__EXERCISE DESCRIPTION__
Carry none of the pictures over; write out the complete data exactly.

__DATA PROVIDED__
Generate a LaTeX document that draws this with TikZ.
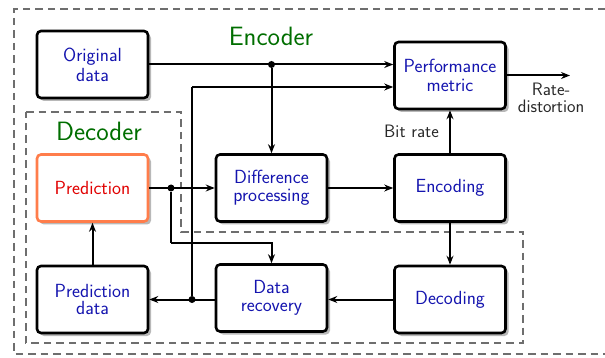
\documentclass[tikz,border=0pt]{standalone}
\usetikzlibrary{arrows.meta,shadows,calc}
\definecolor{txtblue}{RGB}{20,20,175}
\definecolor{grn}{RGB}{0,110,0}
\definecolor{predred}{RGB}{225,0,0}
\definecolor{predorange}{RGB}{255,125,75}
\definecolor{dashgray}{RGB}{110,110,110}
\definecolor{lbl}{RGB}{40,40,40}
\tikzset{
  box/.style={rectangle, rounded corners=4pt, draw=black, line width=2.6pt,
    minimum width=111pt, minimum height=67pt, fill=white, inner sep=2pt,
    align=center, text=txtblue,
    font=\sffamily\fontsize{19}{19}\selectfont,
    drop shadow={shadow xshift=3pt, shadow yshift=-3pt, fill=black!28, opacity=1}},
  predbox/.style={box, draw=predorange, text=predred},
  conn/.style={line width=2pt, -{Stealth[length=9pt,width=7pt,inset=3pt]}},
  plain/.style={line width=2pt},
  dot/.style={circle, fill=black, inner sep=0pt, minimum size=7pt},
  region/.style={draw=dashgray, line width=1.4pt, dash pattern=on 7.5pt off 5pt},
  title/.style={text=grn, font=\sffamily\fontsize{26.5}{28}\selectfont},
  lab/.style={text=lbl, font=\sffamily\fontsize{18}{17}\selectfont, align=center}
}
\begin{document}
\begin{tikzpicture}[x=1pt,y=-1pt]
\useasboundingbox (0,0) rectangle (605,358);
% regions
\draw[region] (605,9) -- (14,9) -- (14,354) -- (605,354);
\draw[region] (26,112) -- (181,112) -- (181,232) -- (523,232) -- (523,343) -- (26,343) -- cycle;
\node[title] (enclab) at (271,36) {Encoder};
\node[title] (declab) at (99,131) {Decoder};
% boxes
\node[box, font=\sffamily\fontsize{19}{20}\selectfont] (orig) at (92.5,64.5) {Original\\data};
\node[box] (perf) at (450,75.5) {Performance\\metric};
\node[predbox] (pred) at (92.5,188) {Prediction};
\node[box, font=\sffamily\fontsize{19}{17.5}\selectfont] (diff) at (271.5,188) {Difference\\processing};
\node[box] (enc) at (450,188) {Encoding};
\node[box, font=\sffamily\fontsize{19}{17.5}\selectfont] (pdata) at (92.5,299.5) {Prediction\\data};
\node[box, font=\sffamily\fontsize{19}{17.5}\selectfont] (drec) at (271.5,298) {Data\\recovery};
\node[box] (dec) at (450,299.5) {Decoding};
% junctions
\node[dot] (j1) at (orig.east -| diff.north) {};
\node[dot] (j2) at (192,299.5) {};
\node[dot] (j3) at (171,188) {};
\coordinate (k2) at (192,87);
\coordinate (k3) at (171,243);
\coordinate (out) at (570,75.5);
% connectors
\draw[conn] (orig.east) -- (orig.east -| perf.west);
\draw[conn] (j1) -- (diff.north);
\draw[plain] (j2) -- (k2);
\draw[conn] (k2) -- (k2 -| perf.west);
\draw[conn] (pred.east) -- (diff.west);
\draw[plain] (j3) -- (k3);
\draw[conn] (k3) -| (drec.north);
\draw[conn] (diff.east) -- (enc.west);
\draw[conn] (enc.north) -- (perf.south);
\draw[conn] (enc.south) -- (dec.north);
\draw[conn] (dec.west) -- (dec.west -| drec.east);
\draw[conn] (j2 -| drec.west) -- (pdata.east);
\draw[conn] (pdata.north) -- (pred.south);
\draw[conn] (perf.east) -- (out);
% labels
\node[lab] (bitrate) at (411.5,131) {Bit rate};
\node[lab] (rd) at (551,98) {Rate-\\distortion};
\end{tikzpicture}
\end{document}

__TASK SOLUTION__
Generate a LaTeX document that draws this with TikZ.
\documentclass[tikz,border=0pt]{standalone}
\usetikzlibrary{arrows.meta,shadows,calc}
\definecolor{txtblue}{RGB}{20,20,175}
\definecolor{grn}{RGB}{0,110,0}
\definecolor{predred}{RGB}{225,0,0}
\definecolor{predorange}{RGB}{255,125,75}
\definecolor{dashgray}{RGB}{110,110,110}
\definecolor{lbl}{RGB}{40,40,40}
\tikzset{
  box/.style={rectangle, rounded corners=4pt, draw=black, line width=2.6pt,
    minimum width=111pt, minimum height=67pt, fill=white, inner sep=2pt,
    align=center, text=txtblue,
    font=\sffamily\fontsize{19}{19}\selectfont,
    drop shadow={shadow xshift=3pt, shadow yshift=-3pt, fill=black!28, opacity=1}},
  predbox/.style={box, draw=predorange, text=predred},
  conn/.style={line width=2pt, -{Stealth[length=9pt,width=7pt,inset=3pt]}},
  plain/.style={line width=2pt},
  dot/.style={circle, fill=black, inner sep=0pt, minimum size=7pt},
  region/.style={draw=dashgray, line width=1.4pt, dash pattern=on 7.5pt off 5pt},
  title/.style={text=grn, font=\sffamily\fontsize{26.5}{28}\selectfont},
  lab/.style={text=lbl, font=\sffamily\fontsize{18}{17}\selectfont, align=center}
}
\begin{document}
\begin{tikzpicture}[x=1pt,y=-1pt]
\useasboundingbox (0,0) rectangle (605,358);
% regions
\draw[region] (605,9) -- (14,9) -- (14,354) -- (605,354);
\draw[region] (26,112) -- (181,112) -- (181,232) -- (523,232) -- (523,343) -- (26,343) -- cycle;
\node[title] (enclab) at (271,36) {Encoder};
\node[title] (declab) at (99,131) {Decoder};
% boxes
\node[box, font=\sffamily\fontsize{19}{20}\selectfont] (orig) at (92.5,64.5) {Original\\data};
\node[box] (perf) at (450,75.5) {Performance\\metric};
\node[predbox] (pred) at (92.5,188) {Prediction};
\node[box, font=\sffamily\fontsize{19}{17.5}\selectfont] (diff) at (271.5,188) {Difference\\processing};
\node[box] (enc) at (450,188) {Encoding};
\node[box, font=\sffamily\fontsize{19}{17.5}\selectfont] (pdata) at (92.5,299.5) {Prediction\\data};
\node[box, font=\sffamily\fontsize{19}{17.5}\selectfont] (drec) at (271.5,298) {Data\\recovery};
\node[box] (dec) at (450,299.5) {Decoding};
% junctions
\node[dot] (j1) at (orig.east -| diff.north) {};
\node[dot] (j2) at (192,299.5) {};
\node[dot] (j3) at (171,188) {};
\coordinate (k2) at (192,87);
\coordinate (k3) at (171,243);
\coordinate (out) at (570,75.5);
% connectors
\draw[conn] (orig.east) -- (orig.east -| perf.west);
\draw[conn] (j1) -- (diff.north);
\draw[plain] (j2) -- (k2);
\draw[conn] (k2) -- (k2 -| perf.west);
\draw[conn] (pred.east) -- (diff.west);
\draw[plain] (j3) -- (k3);
\draw[conn] (k3) -| (drec.north);
\draw[conn] (diff.east) -- (enc.west);
\draw[conn] (enc.north) -- (perf.south);
\draw[conn] (enc.south) -- (dec.north);
\draw[conn] (dec.west) -- (dec.west -| drec.east);
\draw[conn] (j2 -| drec.west) -- (pdata.east);
\draw[conn] (pdata.north) -- (pred.south);
\draw[conn] (perf.east) -- (out);
% labels
\node[lab] (bitrate) at (411.5,131) {Bit rate};
\node[lab] (rd) at (551,98) {Rate-\\distortion};
\end{tikzpicture}
\end{document}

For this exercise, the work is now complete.